There was more financial news this week that directly affects the mortgage and housing sector in Canada and for Ontario homeowners or those seeking mortgage financing. The Bank of Canada (BOC) announced that the overnight lending rate will stay put for now.
The BOC took the drastic measure last Spring to lower the overnight rate by several percentage points to the historic low of 0.25%. This measure coupled with the Government's monetary backing of mortgage-backed securities to the tune of $150,00 billion dollars was enacted as a direct response to the worries over the potential impact Covid-19 would have on the housing market.
By now, most will have heard the news that the prolonged pandemic sent the housing market across the country and in Ontario into overdrive. Appreciation gains in the double digits and over asking offers became the “norm” through 2020 and into the first quarter of 2021.
Despite these positive numbers, the Government is erring on the side of caution when it comes to long-term economic stimulus and growth across all economic sectors. The decision to keep the overnight lending rate at such a low level is a deliberate one and is in place to encourage economic expansion as well as curb inflation in the short term. Current inflation levels stand at 3 percent, according to the same BOC report released this week.
What Does This Mean for Ontario Homeowners?
When negotiating mortgage financing, the main distinction all homeowners who maybe renewing mortgage terms or first-time borrowers need to determine is the type of mortgage interest arrangement. The two types of mortgages open to borrowers are a fixed rate and a variable rate mortgage. When looking at a variable rate mortgage, the mortgage rate that most lenders can afford relate directly to any changes to the overnight lending rate. At such low levels, lenders can afford to offer a discounted variable mortgage rate on most loans.
When it comes to a fixed mortgage rate, the rate offered by the majority of lenders is determined, by a large part, by any increases in the Bond rate. An increase in the bond yield will impact the fixed rate mortgage as the rate will head northward as bond yields head up.
Do Your Homework and Choose the Mortgage That Fits your Financial Picture
So should we all rush out and switch to a variable mortgage rate? The answer relates directly to what mortgage type works with your financial goals and lifestyle. Many potential homeowners are far more comfortable locking in a mortgage term with a fixed rate. This contributes to stability in monthly mortgage payments and is predictable until the mortgage comes up for renewal; 3-year, 4-year, or 5-year term for example.

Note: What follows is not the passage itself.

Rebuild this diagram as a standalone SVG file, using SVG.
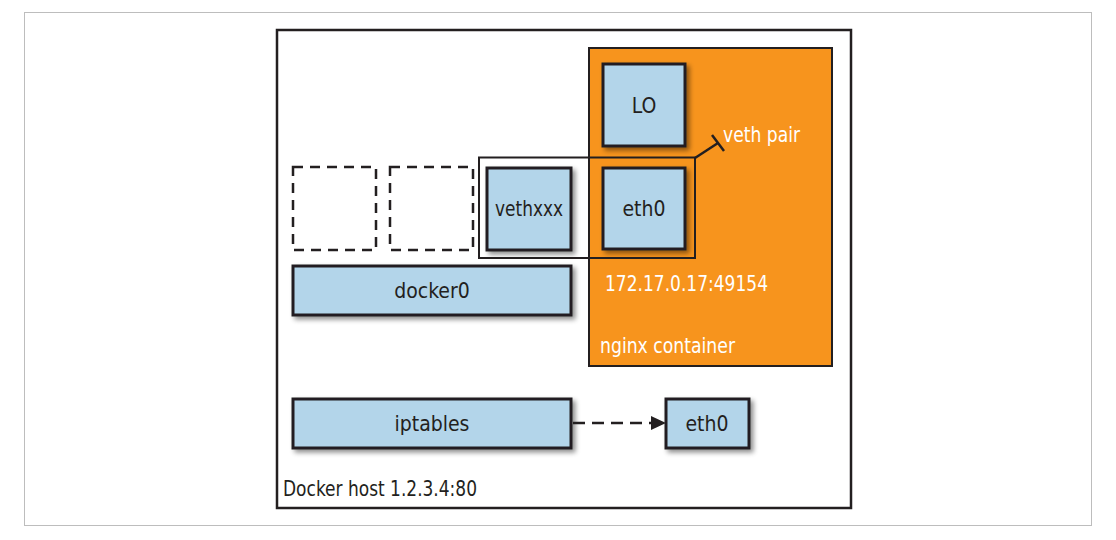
<svg xmlns="http://www.w3.org/2000/svg" width="1116" height="540" viewBox="0 0 1116 540">
<defs>
<style>
.t{font-family:"DejaVu Sans Condensed","Liberation Sans Narrow","Liberation Sans",sans-serif;font-size:21px;fill:#231f20;text-anchor:middle}
.w{font-family:"DejaVu Sans Condensed","Liberation Sans Narrow","Liberation Sans",sans-serif;font-size:21px;fill:#ffffff}
.b{fill:#b3d5ea;stroke:#231f20;stroke-width:3;filter:url(#sh)}
.d{fill:none;stroke:#231f20;stroke-width:2.5;stroke-dasharray:10 7}
</style>
<filter id="sh" x="-20%" y="-20%" width="150%" height="150%">
<feGaussianBlur in="SourceAlpha" stdDeviation="2.5"/>
<feOffset dx="3" dy="3" result="o"/>
<feComponentTransfer><feFuncA type="linear" slope="0.45"/></feComponentTransfer>
<feMerge><feMergeNode/><feMergeNode in="SourceGraphic"/></feMerge>
</filter>
<marker id="ah" markerWidth="16" markerHeight="14" refX="15" refY="7" orient="auto" markerUnits="userSpaceOnUse">
<path d="M0,0 L15,7 L0,14 Z" fill="#231f20"/>
</marker>
</defs>
<rect x="0" y="0" width="1116" height="540" fill="#ffffff"/>
<rect x="24.5" y="12.5" width="1067" height="513" fill="none" stroke="#bdbdbd" stroke-width="1"/>
<g id="host">
<rect x="277" y="30" width="574" height="478" fill="#ffffff" stroke="#231f20" stroke-width="2.5"/>
<text class="t" x="283" y="496" style="text-anchor:start" textLength="194" lengthAdjust="spacingAndGlyphs">Docker host 1.2.3.4:80</text>
</g>
<g id="container">
<rect x="589" y="48" width="243" height="318" fill="#f7941d" stroke="#231f20" stroke-width="2"/>
<text class="w" x="605" y="291" textLength="163" lengthAdjust="spacingAndGlyphs">172.17.0.17:49154</text>
<text class="w" x="600" y="353" textLength="135" lengthAdjust="spacingAndGlyphs">nginx container</text>
</g>
<g id="dash1"><rect class="d" x="293" y="167" width="83" height="83"/></g>
<g id="dash2"><rect class="d" x="390" y="167" width="83" height="83"/></g>
<g id="lo"><rect class="b" x="603" y="64" width="82" height="82"/><text class="t" x="644" y="113">LO</text></g>
<g id="eth0c"><rect class="b" x="603" y="168" width="82" height="81"/><text class="t" x="644" y="216">eth0</text></g>
<g id="vethxxx"><rect class="b" x="487" y="168" width="84" height="82"/><text class="t" x="529" y="216" textLength="68" lengthAdjust="spacingAndGlyphs">vethxxx</text></g>
<g id="docker0"><rect class="b" x="293" y="266" width="278" height="49"/><text class="t" x="432" y="298">docker0</text></g>
<g id="iptables"><rect class="b" x="293" y="399" width="278" height="49"/><text class="t" x="432" y="431">iptables</text></g>
<g id="eth0h"><rect class="b" x="666" y="399" width="83" height="49"/><text class="t" x="707" y="431">eth0</text></g>
<g id="vethpair">
<rect x="479" y="157.5" width="216" height="100.5" fill="none" stroke="#231f20" stroke-width="2"/>
<text class="w" x="723" y="142" style="text-anchor:start" textLength="77" lengthAdjust="spacingAndGlyphs">veth pair</text>
</g>
<g id="connectors">
<path d="M695,158 L718,143" stroke="#231f20" stroke-width="2.5" fill="none"/>
<path d="M712,135 L724,151" stroke="#231f20" stroke-width="2.5" fill="none"/>
<path d="M573,423 L666,423" stroke="#231f20" stroke-width="2.5" stroke-dasharray="12 7" fill="none" marker-end="url(#ah)"/>
</g>
</svg>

While the exceptionally low variable rate will tempt some to choose a variable rate mortgage or want to switch to variable-rate, one will be able to take advantage of these low rates until the first quarter of 2022, when the BOC has speculated that the overnight rate may start to increase. If living with the possibility of a rate increase fits your overall financial picture then this may be the mortgage route to take. The option is there and the answer lies with a homeowner's preference.
As always, my advice is to talk to a professional so you can know all the information and be able to weigh the pros and cons involved in both a fixed rate mortgage vs. a variable rate mortgage.